● Goal:
Return only the lines from the top of the data down to the one that holds "phase_bounds = [692, 793]", both included, without any pictures.
━━━━━ Data extract
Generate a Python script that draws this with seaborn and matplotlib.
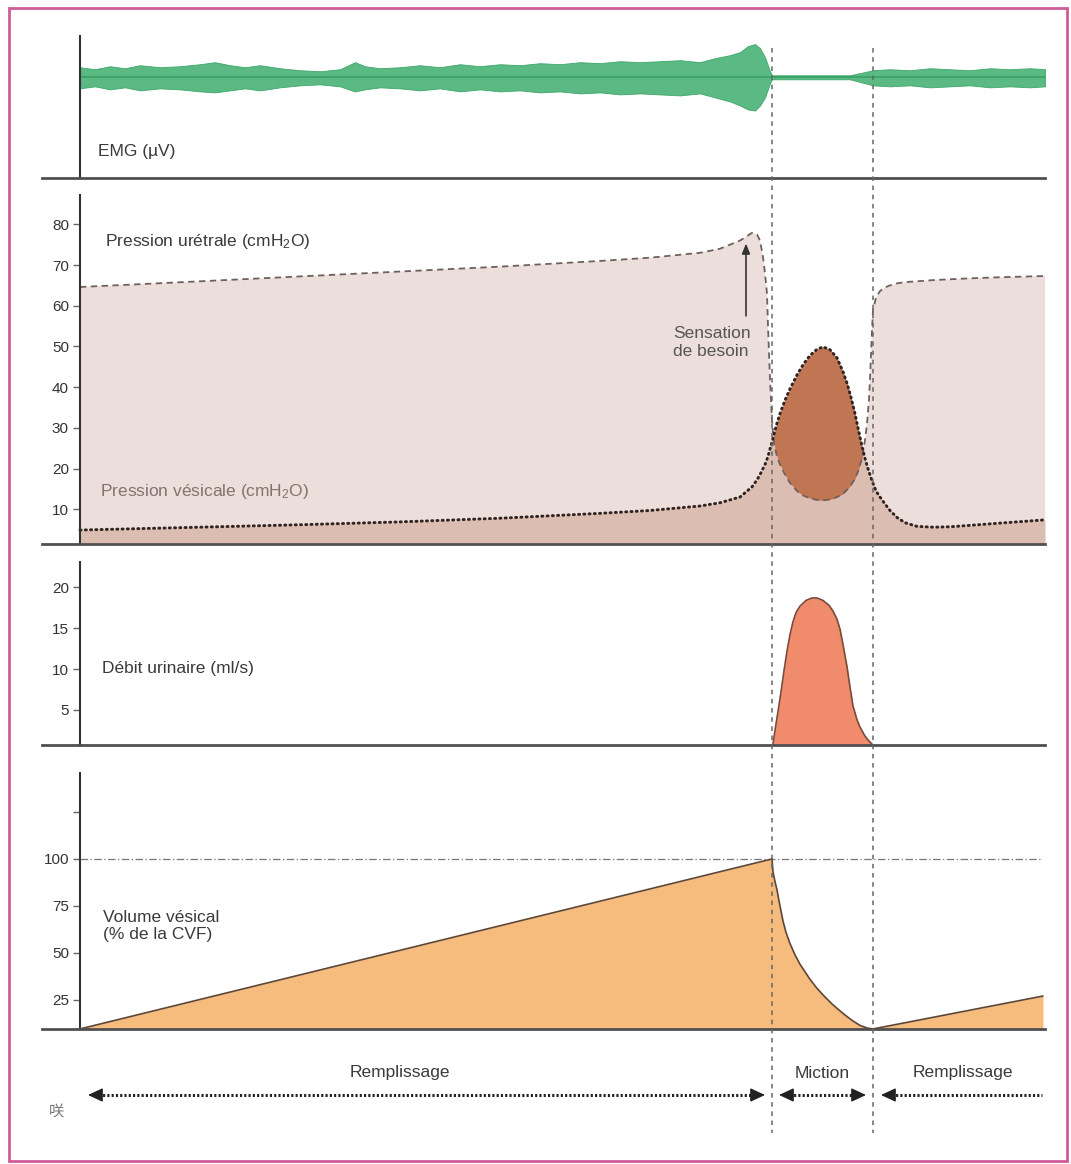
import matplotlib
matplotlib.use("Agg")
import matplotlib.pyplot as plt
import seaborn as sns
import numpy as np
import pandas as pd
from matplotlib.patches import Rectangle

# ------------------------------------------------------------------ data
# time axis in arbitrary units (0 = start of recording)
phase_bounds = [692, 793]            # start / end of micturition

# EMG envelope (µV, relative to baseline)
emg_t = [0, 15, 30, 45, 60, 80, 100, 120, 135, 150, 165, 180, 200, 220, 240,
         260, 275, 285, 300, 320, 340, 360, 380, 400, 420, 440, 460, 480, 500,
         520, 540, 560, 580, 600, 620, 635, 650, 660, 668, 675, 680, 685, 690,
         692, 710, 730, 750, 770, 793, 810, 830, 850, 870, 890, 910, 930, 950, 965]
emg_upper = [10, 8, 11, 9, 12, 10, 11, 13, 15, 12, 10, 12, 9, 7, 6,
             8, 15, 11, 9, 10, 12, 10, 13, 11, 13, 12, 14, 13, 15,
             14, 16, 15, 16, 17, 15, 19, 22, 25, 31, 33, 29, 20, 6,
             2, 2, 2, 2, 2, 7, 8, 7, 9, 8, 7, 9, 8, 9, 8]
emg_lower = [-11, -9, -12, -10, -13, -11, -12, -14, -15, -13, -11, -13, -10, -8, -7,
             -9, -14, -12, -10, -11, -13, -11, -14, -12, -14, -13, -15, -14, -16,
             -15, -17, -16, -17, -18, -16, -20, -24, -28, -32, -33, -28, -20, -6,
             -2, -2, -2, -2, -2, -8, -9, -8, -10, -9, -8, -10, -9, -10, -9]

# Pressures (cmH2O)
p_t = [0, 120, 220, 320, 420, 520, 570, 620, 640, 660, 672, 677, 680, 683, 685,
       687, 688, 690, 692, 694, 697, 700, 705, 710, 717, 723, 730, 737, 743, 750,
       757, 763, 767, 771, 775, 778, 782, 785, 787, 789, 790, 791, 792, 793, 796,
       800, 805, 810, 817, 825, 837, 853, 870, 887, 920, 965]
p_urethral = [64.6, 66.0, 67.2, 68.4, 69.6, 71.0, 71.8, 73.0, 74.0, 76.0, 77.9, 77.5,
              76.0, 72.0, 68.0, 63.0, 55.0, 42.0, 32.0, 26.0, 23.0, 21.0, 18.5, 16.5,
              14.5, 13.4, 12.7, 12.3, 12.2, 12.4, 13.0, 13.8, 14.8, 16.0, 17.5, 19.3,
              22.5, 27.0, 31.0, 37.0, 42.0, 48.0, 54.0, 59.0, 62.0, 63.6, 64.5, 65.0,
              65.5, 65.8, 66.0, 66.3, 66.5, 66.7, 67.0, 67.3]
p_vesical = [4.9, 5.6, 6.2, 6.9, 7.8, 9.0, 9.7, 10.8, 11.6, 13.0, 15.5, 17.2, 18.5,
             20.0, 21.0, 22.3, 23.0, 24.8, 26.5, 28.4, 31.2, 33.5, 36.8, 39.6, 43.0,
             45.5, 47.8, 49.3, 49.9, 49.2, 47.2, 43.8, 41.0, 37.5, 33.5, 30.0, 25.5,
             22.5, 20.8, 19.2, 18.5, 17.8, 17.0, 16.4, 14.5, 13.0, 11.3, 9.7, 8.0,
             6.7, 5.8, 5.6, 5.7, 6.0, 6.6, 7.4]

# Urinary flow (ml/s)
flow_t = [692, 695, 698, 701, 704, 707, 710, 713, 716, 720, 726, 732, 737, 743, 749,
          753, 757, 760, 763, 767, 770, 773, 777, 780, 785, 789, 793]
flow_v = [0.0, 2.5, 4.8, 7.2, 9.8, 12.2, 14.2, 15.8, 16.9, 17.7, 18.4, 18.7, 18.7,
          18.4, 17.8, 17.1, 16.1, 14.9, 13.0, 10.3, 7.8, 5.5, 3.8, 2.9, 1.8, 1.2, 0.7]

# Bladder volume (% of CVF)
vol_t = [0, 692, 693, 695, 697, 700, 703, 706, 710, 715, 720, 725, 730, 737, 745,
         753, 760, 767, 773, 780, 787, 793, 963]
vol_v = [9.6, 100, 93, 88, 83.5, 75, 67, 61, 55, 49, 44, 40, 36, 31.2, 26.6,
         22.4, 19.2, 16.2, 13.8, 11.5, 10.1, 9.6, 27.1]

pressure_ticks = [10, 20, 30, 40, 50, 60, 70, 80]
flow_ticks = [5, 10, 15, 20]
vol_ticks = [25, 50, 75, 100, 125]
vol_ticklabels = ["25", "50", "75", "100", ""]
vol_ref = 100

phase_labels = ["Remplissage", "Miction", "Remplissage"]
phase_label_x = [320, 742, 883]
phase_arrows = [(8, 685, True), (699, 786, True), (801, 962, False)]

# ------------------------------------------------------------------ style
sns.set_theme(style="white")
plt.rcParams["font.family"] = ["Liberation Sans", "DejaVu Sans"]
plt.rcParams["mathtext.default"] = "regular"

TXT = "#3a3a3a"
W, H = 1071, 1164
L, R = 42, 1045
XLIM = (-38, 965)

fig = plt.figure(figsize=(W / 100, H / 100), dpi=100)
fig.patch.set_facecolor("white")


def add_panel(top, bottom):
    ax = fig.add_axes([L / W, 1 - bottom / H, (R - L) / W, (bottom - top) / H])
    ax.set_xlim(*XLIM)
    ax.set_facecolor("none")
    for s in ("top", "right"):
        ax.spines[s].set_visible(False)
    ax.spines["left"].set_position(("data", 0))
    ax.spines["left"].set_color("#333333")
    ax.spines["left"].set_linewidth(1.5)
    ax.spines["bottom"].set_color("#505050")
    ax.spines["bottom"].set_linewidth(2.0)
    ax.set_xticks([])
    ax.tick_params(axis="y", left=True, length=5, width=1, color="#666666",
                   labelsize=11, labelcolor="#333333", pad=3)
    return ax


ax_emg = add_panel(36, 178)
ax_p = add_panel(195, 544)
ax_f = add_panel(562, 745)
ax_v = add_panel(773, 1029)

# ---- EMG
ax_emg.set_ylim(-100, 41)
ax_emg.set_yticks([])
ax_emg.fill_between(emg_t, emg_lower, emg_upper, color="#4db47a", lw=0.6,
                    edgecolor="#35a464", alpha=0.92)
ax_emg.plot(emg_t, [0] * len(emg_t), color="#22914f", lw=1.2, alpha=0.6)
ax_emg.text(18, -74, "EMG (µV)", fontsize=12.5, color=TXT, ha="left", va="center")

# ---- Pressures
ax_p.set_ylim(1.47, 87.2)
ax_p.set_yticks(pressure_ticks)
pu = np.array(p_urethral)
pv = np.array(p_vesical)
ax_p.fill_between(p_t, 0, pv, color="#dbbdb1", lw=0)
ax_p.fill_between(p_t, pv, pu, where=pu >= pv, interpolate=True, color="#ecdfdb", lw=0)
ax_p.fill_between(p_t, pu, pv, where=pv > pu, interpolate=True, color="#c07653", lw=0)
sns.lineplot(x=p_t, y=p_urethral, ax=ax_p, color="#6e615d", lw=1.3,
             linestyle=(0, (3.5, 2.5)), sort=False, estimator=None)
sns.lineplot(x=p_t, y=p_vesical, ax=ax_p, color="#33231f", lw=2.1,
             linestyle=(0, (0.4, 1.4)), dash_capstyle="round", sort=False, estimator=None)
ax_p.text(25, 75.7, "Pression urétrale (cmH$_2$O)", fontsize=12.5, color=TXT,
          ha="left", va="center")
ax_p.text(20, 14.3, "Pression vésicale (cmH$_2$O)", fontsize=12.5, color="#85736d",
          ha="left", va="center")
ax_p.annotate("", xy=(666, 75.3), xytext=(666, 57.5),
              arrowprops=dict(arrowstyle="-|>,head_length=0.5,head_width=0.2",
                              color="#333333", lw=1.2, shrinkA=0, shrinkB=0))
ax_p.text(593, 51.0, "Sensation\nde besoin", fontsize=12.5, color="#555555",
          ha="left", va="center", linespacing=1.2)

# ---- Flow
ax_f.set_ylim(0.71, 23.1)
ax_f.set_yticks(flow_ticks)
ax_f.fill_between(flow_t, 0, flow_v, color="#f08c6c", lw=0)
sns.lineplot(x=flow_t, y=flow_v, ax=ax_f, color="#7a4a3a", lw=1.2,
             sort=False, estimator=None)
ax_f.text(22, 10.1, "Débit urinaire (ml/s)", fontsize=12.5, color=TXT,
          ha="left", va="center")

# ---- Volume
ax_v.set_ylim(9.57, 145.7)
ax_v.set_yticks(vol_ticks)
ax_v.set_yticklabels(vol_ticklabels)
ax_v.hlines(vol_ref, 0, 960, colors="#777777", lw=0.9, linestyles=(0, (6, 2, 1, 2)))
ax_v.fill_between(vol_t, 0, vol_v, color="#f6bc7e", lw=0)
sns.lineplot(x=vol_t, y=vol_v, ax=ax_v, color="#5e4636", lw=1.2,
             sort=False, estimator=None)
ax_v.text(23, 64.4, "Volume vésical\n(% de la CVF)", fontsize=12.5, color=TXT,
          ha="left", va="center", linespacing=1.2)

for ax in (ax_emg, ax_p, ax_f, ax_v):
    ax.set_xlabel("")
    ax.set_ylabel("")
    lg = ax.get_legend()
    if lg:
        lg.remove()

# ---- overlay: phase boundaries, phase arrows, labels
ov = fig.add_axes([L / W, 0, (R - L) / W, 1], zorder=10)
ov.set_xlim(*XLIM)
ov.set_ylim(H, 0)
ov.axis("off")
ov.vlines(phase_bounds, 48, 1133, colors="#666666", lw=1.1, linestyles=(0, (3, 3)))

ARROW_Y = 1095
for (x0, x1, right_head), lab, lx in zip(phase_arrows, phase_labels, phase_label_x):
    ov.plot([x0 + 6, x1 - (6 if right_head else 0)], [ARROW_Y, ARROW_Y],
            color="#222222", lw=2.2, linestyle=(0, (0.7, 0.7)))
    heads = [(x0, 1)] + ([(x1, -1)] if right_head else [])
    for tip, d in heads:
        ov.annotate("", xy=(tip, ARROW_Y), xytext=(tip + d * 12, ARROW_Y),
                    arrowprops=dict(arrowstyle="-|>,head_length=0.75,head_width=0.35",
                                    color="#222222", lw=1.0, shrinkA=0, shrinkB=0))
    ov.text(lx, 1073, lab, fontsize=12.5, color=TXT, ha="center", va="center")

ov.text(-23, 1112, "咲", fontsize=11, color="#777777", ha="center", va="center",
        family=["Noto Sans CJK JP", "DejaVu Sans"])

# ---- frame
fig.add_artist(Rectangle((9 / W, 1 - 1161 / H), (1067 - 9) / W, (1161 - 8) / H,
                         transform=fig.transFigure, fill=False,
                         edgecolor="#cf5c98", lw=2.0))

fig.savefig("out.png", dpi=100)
━━━━━━━━━━
● The response:
Generate a Python script that draws this with seaborn and matplotlib.
import matplotlib
matplotlib.use("Agg")
import matplotlib.pyplot as plt
import seaborn as sns
import numpy as np
import pandas as pd
from matplotlib.patches import Rectangle

# ------------------------------------------------------------------ data
# time axis in arbitrary units (0 = start of recording)
phase_bounds = [692, 793]            # start / end of micturition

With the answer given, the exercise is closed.